Когда закончилось и это заседание, Ефим Павлович пригласил меня к себе в кабинет и говорит:

– Слушай, я все-таки до конца не пониманию, зачем нам еще и твоя ракета? Ты знаешь, сколько мы их уже наделали – всех типов и видов?! Да этими ракетами можно трижды, если не больше, весь земной шар взорвать и ничего от него не останется. На кой черт нужна еще и эта, зачем? Ее же надо строить, испытывать, деньги тратить…

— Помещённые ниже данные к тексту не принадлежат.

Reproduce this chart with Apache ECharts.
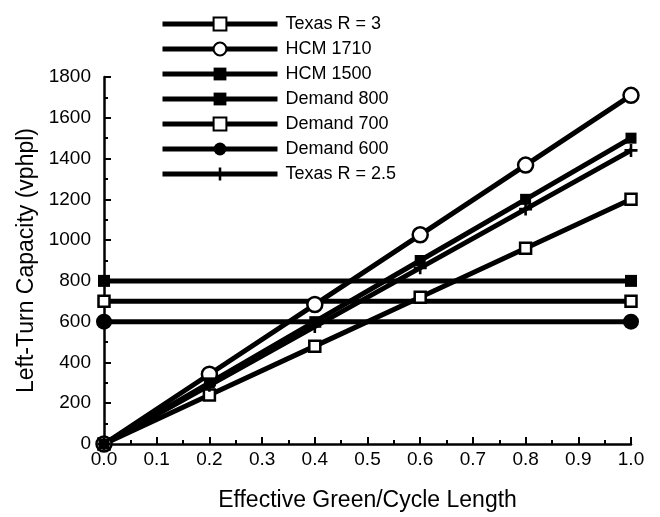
<!DOCTYPE html>
<html><head><meta charset="utf-8">
<script src="https://cdn.jsdelivr.net/npm/echarts@6/dist/echarts.min.js"></script>
<style>html,body{margin:0;padding:0;background:#fff}#c{width:660px;height:517px}</style>
</head><body><div id="c"></div>
<script>
const xValues = [0, 0.2, 0.4, 0.6, 0.8, 1.0];
const texasR3 = [0, 240, 480, 720, 960, 1200];
const hcm1710 = [0, 342, 684, 1026, 1368, 1710];
const hcm1500 = [0, 300, 600, 900, 1200, 1500];
const texasR25 = [0, 288, 576, 864, 1152, 1440];
const demandX = [0, 1.0];
const demand800 = [800, 800];
const demand700 = [700, 700];
const demand600 = [600, 600];
const seriesNames = ['Texas R = 3', 'HCM 1710', 'HCM 1500', 'Demand 800', 'Demand 700', 'Demand 600', 'Texas R = 2.5'];
const xTicks = ['0.0','0.1','0.2','0.3','0.4','0.5','0.6','0.7','0.8','0.9','1.0'];

const FONT = '"Liberation Sans", Arial, sans-serif';
const plus = 'path://M4,0 L6,0 L6,4 L10,4 L10,6 L6,6 L6,10 L4,10 L4,6 L0,6 L0,4 L4,4 Z';
function pts(xs, ys){ return xs.map((x,i)=>[x, ys[i]]); }
function mk(name, data, symbol, size, filled){
  return {
    name, type:'line', data, symbol, symbolSize:size, showAllSymbol:true,
    lineStyle:{color:'#000', width:5},
    itemStyle:{color: filled ? '#000' : '#fff', borderColor:'#000', borderWidth: filled?0:2.5, opacity:1},
    emphasis:{disabled:true}, animation:false
  };
}
const chart = echarts.init(document.getElementById('c'), null, {renderer:'canvas'});
chart.setOption({
  animation:false,
  backgroundColor:'#fff',
  grid:{left:104, right:29, top:77, bottom:64, containLabel:false},
  legend:{
    orient:'vertical', left:155, top:10, itemWidth:115, itemHeight:16, itemGap:7,
    data: seriesNames,
    lineStyle:{width:5, color:'#000'},
    textStyle:{fontFamily:FONT, fontSize:18, lineHeight:18, color:'#000', padding:[0,0,0,3]},
    inactiveColor:'#000'
  },
  xAxis:{
    type:'value', min:0, max:1, interval:0.1,
    name:'Effective Green/Cycle Length', nameLocation:'middle', nameGap:45,
    nameTextStyle:{fontFamily:FONT, fontSize:23, color:'#000'},
    axisLine:{lineStyle:{color:'#000', width:2.5}},
    axisTick:{inside:true, length:7, lineStyle:{color:'#000', width:2}},
    minorTick:{show:true, splitNumber:2, length:4, lineStyle:{color:'#000', width:2}},
    splitLine:{show:false},
    axisLabel:{fontFamily:FONT, fontSize:19, color:'#000', margin:6, formatter:(v)=>xTicks[Math.round(v*10)]}
  },
  yAxis:{
    type:'value', min:0, max:1800, interval:200,
    name:'Left-Turn Capacity (vphpl)', nameLocation:'middle', nameGap:63, nameRotate:90,
    nameTextStyle:{fontFamily:FONT, fontSize:23, color:'#000'},
    axisLine:{show:true, lineStyle:{color:'#000', width:2.5}},
    axisTick:{show:true, inside:true, length:7, lineStyle:{color:'#000', width:2}},
    minorTick:{show:true, splitNumber:2, length:4, lineStyle:{color:'#000', width:2}},
    splitLine:{show:false},
    axisLabel:{fontFamily:FONT, fontSize:19, color:'#000', margin:13, formatter:(v)=>String(v)}
  },
  series:[
    mk(seriesNames[0], pts(xValues, texasR3), 'rect', 11, false),
    mk(seriesNames[1], pts(xValues, hcm1710), 'circle', 15, false),
    mk(seriesNames[2], pts(xValues, hcm1500), 'rect', 11, true),
    mk(seriesNames[3], pts(demandX, demand800), 'rect', 12, true),
    mk(seriesNames[4], pts(demandX, demand700), 'rect', 11, false),
    mk(seriesNames[5], pts(demandX, demand600), 'circle', 16, true),
    mk(seriesNames[6], pts(xValues, texasR25), plus, 13, true)
  ]
});
</script></body></html>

– Ефим Павлович, понимаете, мы находимся в разных положениях с американцами, – сказал я. – Вот сейчас обсуждаются условия сокращения стратегических вооружений. Они нам предлагают в первую очередь заняться сокращением ракет наземного базирования и не трогать в стратегической триаде авиационную составляющую. Но у них она есть, а у нас – нет. В переговорах создается неравнопрочность. Американцы по существу хотят вынести ядерные заряды вообще со своей территории…

– Почему?

– Потому что шахты у них в основном сконцентрированы в штате Невада и в случае превентивного удара их можно легко накрыть. А если их уничтожат по договору даже «до нуля», то этот удар наносить не понадобится. Подводные лодки уйдут в океан, самолеты – в небо… К тому же, если мы уничтожим столько же шахт, сколько и американцы, то останемся безоружными. Подводные лодки мы только начинаем строить, самолетов вообще пока нет, тогда как и тех и других у США в избытке… Поэтому создание стратегической триады – стратегические подлодки, стратегическая авиация, в дополнение к МБР шахтного базирования – для нас вопрос обеспечения стратегического паритета.